Transcriptional changes when Myxococcus xanthus preys on Escherichia coli suggest myxobacterial predators are constitutively toxic but regulate their feeding

Abstract

Predation is a fundamental ecological process, but within most microbial ecosystems the molecular mechanisms of predation remain poorly understood. We investigated transcriptome changes associated with the predation of Escherichia coli by the myxobacterium Myxococcus xanthus using mRNA sequencing. Exposure to pre-killed prey significantly altered expression of 1319 predator genes. However, the transcriptional response to living prey was minimal, with only 12 genes being significantly up-regulated. The genes most induced by prey presence (kdpA and kdpB, members of the kdp regulon) were confirmed by reverse transcriptase quantitative PCR to be regulated by osmotic shock in M. xanthus, suggesting indirect sensing of prey. However, the prey showed extensive transcriptome changes when co-cultured with predator, with 40 % of its genes (1534) showing significant changes in expression. Bacteriolytic M. xanthus culture supernatant and secreted outer membrane vesicles (OMVs) also induced changes in expression of large numbers of prey genes (598 and 461, respectively). Five metabolic pathways were significantly enriched in prey genes up-regulated on exposure to OMVs, supernatant and/or predatory cells, including those for ribosome and lipopolysaccharide production, suggesting that the prey cell wall and protein production are primary targets of the predator's attack. Our data suggest a model of the myxobacterial predatome (genes and proteins associated with predation) in which the predator constitutively produces secretions which disable its prey whilst simultaneously generating a signal that prey is present.
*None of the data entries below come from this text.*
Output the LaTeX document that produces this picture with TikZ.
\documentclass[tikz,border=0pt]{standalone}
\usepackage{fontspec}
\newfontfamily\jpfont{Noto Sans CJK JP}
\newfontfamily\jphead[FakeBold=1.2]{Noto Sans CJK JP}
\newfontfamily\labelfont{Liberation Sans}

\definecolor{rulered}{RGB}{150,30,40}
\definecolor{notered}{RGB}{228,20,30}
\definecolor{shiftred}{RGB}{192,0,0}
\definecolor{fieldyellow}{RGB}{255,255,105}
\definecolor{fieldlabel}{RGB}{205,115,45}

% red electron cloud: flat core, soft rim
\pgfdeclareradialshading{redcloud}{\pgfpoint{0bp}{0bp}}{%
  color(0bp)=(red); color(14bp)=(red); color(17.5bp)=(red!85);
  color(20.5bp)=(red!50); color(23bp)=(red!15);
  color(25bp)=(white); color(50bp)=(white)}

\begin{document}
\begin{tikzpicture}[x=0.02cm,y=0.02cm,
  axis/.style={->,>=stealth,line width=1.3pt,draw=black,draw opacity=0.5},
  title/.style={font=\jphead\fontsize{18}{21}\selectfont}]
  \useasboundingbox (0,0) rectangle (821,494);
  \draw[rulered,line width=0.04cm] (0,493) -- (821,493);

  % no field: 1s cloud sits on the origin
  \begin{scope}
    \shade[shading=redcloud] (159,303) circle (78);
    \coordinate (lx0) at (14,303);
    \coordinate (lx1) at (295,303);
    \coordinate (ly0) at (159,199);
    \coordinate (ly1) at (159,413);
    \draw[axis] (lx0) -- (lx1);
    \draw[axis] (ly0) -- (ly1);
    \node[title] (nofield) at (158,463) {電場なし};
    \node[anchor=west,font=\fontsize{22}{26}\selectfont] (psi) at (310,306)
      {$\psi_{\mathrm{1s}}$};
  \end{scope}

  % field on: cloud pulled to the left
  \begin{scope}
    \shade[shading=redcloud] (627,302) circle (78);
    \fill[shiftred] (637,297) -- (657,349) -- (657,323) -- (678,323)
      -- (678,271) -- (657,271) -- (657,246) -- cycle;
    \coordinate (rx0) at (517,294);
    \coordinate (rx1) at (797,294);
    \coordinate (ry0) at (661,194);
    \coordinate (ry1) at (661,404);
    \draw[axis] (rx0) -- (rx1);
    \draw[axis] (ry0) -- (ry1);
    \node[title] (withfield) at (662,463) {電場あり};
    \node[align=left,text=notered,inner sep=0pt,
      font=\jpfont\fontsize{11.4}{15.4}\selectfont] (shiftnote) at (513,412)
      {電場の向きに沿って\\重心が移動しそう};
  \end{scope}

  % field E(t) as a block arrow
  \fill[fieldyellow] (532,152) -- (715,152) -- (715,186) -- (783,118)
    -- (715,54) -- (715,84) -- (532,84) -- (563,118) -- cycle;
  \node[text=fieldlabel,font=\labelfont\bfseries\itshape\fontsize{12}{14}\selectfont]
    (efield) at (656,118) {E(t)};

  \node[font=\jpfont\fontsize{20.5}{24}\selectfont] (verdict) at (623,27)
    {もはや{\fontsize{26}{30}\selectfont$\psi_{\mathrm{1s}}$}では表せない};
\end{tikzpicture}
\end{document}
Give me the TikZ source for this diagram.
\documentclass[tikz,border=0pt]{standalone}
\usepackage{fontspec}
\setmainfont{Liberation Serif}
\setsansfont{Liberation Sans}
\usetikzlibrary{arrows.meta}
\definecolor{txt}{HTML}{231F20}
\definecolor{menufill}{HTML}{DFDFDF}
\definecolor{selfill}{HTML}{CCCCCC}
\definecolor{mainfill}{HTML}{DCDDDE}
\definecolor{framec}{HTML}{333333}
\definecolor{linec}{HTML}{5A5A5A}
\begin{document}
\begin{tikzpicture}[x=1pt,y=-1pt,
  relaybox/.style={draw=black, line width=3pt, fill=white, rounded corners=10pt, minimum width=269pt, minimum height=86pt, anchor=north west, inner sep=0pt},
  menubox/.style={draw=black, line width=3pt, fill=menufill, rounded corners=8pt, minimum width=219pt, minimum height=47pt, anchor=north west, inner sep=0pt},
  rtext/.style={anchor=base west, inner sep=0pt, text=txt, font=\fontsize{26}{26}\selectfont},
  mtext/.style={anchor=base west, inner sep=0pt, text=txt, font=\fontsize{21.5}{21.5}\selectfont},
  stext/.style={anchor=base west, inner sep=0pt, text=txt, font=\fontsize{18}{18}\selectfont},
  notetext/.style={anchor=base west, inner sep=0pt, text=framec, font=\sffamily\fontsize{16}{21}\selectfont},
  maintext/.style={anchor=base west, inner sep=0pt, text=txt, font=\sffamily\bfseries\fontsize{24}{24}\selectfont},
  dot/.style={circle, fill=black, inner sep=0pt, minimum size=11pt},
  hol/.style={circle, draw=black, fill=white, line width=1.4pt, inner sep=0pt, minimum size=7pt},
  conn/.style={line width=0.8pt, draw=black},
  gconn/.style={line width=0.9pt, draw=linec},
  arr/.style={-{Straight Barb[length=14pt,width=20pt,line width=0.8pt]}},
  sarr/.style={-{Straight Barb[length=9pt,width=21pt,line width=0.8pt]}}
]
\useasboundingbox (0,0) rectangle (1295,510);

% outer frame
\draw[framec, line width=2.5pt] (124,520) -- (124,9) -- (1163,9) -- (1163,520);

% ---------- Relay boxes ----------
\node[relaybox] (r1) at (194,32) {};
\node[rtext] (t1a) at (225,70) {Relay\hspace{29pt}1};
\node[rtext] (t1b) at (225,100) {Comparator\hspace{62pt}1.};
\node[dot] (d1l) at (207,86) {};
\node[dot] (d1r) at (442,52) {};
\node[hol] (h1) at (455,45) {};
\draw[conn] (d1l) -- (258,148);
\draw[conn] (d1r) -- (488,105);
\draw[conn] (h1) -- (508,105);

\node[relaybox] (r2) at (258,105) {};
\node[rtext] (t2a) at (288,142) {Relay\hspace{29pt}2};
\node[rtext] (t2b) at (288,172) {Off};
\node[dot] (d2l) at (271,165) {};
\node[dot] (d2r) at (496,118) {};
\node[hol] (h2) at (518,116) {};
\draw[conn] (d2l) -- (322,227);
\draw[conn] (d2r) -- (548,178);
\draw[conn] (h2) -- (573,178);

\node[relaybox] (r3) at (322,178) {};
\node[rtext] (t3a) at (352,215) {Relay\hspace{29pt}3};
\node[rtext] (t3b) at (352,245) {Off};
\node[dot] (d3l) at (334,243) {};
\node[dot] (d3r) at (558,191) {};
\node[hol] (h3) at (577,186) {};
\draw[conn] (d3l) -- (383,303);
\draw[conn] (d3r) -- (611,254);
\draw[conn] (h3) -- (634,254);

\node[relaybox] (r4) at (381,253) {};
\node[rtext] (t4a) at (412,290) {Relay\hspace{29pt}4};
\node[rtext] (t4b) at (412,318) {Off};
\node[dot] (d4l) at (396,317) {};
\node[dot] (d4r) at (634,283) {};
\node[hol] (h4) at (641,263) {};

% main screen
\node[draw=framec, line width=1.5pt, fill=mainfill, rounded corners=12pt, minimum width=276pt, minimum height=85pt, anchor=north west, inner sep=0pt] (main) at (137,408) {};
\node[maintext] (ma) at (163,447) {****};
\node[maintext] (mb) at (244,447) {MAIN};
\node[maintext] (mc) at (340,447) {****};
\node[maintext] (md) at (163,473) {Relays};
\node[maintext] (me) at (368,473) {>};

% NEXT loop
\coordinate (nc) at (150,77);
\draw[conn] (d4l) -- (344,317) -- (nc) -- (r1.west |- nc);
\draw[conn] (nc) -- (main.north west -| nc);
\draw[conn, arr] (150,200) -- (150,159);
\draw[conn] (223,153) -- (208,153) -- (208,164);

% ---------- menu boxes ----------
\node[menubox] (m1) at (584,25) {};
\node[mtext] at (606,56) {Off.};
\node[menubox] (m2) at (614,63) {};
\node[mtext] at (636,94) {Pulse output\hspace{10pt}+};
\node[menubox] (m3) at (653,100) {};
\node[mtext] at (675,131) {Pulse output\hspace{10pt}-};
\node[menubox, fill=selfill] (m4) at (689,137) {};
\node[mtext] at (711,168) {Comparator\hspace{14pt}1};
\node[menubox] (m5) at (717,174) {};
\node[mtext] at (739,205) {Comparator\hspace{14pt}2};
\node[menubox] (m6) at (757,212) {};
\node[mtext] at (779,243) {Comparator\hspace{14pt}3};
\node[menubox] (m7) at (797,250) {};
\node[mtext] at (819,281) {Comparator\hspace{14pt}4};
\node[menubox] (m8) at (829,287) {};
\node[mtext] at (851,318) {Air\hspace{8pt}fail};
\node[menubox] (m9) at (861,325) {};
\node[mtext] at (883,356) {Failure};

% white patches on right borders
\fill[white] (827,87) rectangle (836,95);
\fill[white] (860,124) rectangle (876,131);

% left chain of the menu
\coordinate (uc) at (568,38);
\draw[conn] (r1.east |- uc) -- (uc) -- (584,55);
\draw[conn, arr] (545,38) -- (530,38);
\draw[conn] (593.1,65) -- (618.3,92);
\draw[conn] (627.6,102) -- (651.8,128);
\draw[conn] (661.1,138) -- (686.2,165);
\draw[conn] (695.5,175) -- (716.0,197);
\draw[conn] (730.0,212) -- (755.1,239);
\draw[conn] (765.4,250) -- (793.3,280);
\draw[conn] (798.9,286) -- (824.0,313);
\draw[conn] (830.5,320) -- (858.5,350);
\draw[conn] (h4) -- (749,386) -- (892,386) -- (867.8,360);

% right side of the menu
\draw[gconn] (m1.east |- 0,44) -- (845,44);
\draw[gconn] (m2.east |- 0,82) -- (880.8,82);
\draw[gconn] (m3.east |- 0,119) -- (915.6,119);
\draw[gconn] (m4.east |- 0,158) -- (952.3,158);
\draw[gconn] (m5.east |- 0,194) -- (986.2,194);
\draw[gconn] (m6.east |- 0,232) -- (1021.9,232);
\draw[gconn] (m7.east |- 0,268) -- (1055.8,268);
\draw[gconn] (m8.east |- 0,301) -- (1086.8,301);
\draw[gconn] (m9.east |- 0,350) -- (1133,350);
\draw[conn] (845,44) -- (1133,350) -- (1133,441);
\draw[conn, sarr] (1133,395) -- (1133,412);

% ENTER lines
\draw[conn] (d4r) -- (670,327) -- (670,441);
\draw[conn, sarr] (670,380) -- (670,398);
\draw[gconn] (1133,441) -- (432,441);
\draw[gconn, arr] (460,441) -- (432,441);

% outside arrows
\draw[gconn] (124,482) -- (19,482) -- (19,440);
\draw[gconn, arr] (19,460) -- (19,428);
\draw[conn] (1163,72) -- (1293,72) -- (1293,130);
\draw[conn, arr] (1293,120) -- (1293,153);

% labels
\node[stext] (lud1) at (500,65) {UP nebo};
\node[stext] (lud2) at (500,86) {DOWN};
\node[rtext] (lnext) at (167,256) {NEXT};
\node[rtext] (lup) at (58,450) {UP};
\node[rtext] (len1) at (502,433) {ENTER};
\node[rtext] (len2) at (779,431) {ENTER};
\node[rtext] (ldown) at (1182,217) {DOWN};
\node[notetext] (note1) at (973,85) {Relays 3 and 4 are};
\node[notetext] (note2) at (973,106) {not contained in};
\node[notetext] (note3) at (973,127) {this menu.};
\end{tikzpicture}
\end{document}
That signal then triggers a regulated feeding response in the predator.

Keywords: Myxobacteria; antimicrobial activity; mixed culture; outer membrane vesicles; predatome; transcriptome.

Fig. 1.

Gene expression under the six experimental conditions. (a) Experimental conditions for predator–prey RNAseq. M. xanthus predator (orange rods) and E. coli prey (white rods) were incubated separately or together, in either buffer (white background) or LBCY nutrient medium (yellow background). E. coli cells added to condition DEAD were heat-killed beforehand. (b) Gene expression (FPKM values) of the 7400 genes of the M. xanthus predator (left four columns) and the E. coli prey (right four columns), binned and coloured by magnitude, for each of the experimental conditions.

Fig. 2.

M. xanthus genes exhibiting differential expression (DE) on exposure to nutrients (Predator Nutrition), prey (LIVE) and pre-killed prey (DEAD), when compared with a nutrient-free control condition (Predator Starvation). DE gene numbers are shown for both high (a, b) and low (c, d) stringency filtering criteria [log(DE)>2 and DE>2, respectively]. Up-regulated genes (UR) are shown on the left (a, c) and down-regulated (DR) genes on the right (b, d).

Fig. 3.

Circos diagrams of the M. xanthus (a) and E. coli (b) genomes. Numbers around the diagrams each designate 10 000 bp. Black boxes represent genes encoded on the two DNA strands, red boxes designate genes encoding signalling and/or DNA-binding proteins, purple boxes are genomic islands, and grey boxes denote genes of secondary metabolite biosynthesis clusters. Nested rings represent genes differentially expressed (up-regulated in green and down-regulated in red) when comparing transcriptome datasets. The three comparisons in (a) are LIVE versus Predator Starvation (outermost), DEAD versus Predator Starvation, and Predator Nutrition versus Predator Starvation (innermost). The two comparisons in (b) are LIVE versus Prey Starvation and Prey Nutrition versus Prey Starvation.

Fig. 4.

E. coli genes exhibiting differential expression (DE) on exposure to M. xanthus cells (LIVE), OMVs and culture supernatant (when compared with the nutrient-free control condition Prey Starvation) with high (a, b) and low (c, d) stringency filtering criteria [log(DE)>2 and DE>2, respectively]. Up-regulated genes (UR) are shown on the left (a, c) and down-regulated (DR) genes on the right (b, d).

Fig. 5.

A model of transcriptional changes during predation of E. coli by M. xanthus. From left to right: prey cells close to the predator encounter its secretions such as OMVs (black circles). The predatory secretions attack the surface of the prey cell inducing changes in gene expression as the prey resist attack (1). Damage to the prey releases material (green circles) into the commons (2), which is sensed by the predator. The predator induces expression of genes for biomass assimilation, including hydrolases (yellow starbursts) which break down prey-derived material (3) for uptake by the predator (4). Pink arrows indicate constitutive secretion by the predator, green arrows denote the flow of prey-derived material, blue open arrows represent genes, while red arrows indicate the induction of gene expression and transport of gene products.